Crossing Barriers: In Vitro Cancer Model for Studying Monocyte Migration across Endothelial Barriers.

Monocytes originate in the bone marrow and make up 2-10% of all white blood cells, circulating in the blood to damaged tissue and disease sites, where they differentiate into macrophages or dendritic cells. In solid tumors such as glioblastoma, monocytes recruited from the blood to the tumor site differentiate into tumor-associated macrophages (TAMs), which play a key role in tumor progression and metastasis. The endothelial vessel wall plays a significant role in the migration, activation, and polarization of these monocytes. Therefore, it is crucial to incorporate an endothelial cell (EC) barrier within an in vitro cancer model for elucidating transendothelial migration of monocytes along with high-throughput screening capabilities. The IFlowPlate is a high-throughput organ-on-a-chip device created on a 384-well plate modified by creating 128 tissue compartments created by connecting three wells with a single channel to model interstitial flow. Due to its simple design, it can be easily modified to model any tissue type. To study the effects of the EC barrier on tumor-promoted monocyte migration, cancer spheroids were embedded within a fibrin hydrogel with an EC barrier on the hydrogel surface to mimic the vessel wall. THP-1 monocyte migration was observed in the presence of patient-derived glioblastoma cancer spheroids and interstitial flow, and the presence of the human umbilical vein endothelial cell (HUVEC) barrier slowed and reduced monocyte migration compared with controls without EC barriers.
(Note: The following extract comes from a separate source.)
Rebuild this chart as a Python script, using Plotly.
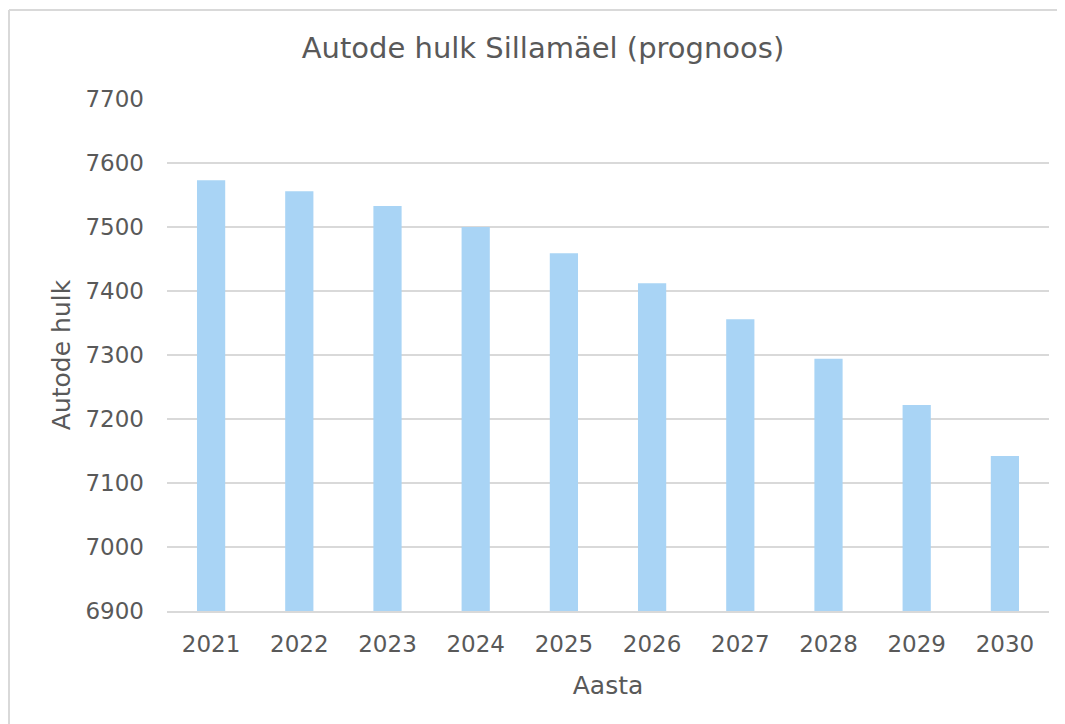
import plotly.graph_objects as go

years = ["2021", "2022", "2023", "2024", "2025", "2026", "2027", "2028", "2029", "2030"]
cars = [7573, 7556, 7533, 7500, 7459, 7412, 7356, 7294, 7222, 7142]

font_family = "Verdana, DejaVu Sans, sans-serif"
grey = "#595959"
W, H = 1057, 716

fig = go.Figure()
fig.add_trace(go.Bar(x=years, y=cars, marker=dict(color="#A9D4F5", line=dict(width=0))))

fig.update_layout(
    width=W, height=H,
    margin=dict(l=159, r=16, t=91, b=113),
    paper_bgcolor="white", plot_bgcolor="white",
    bargap=0.68,
    showlegend=False,
    font=dict(family=font_family, color=grey),
    title=dict(text="Autode hulk Sillamäel (prognoos)", x=(543 - 8) / W, xanchor="center",
               y=1 - 40 / H, yanchor="middle", font=dict(size=29, color=grey)),
)
fig.update_xaxes(
    type="category", showgrid=False, showline=True, linecolor="#D9D9D9", linewidth=1.5,
    ticks="", tickfont=dict(size=23, color=grey), ticklabelstandoff=12,
    title=dict(text="Aasta", font=dict(size=25, color=grey), standoff=20),
)
fig.update_yaxes(
    range=[6900, 7700], dtick=100, showgrid=True, gridcolor="#D9D9D9", gridwidth=1.5,
    zeroline=False, showline=False, ticks="", tickfont=dict(size=23, color=grey),
    ticklabelstandoff=22,
    title=dict(text="Autode hulk", font=dict(size=25, color=grey), standoff=7),
)
# chart frame: only left and top edges are visible in the reference
fig.add_shape(type="line", xref="paper", yref="paper", x0=-158 / 882, x1=-158 / 882,
              y0=-2, y1=1 + 89 / 512, line=dict(color="#D9D9D9", width=2))
fig.add_shape(type="line", xref="paper", yref="paper", x0=-158 / 882, x1=2,
              y0=1 + 89 / 512, y1=1 + 89 / 512, line=dict(color="#D9D9D9", width=2))

fig.write_html("out.html")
Inflammatory cytokines, such as granulocyte-macrophage colony-stimulating factor (GM-CSF), interleukin-6 (IL-6), interleukin-10 (IL-10), and interleukin-1β (IL-1β) secretion levels increased, while tumor necrosis factor α (TNF-α) and interleukin-12p40 (IL-12p40) levels decreased and monocyte chemoattractant protein-1 (MCP-1) and interleukin-8 (IL-8) levels remained unchanged in the presence of the EC barrier and spheroids, confirming the importance of the EC barrier for monocyte activation and migration. The EC barrier plays a crucial role in promoting and controlling monocyte migration in vivo. The IFlowPlate with a functional EC barrier can be used to model monocyte migration in vitro to study the role of monocytes in cancer prognosis.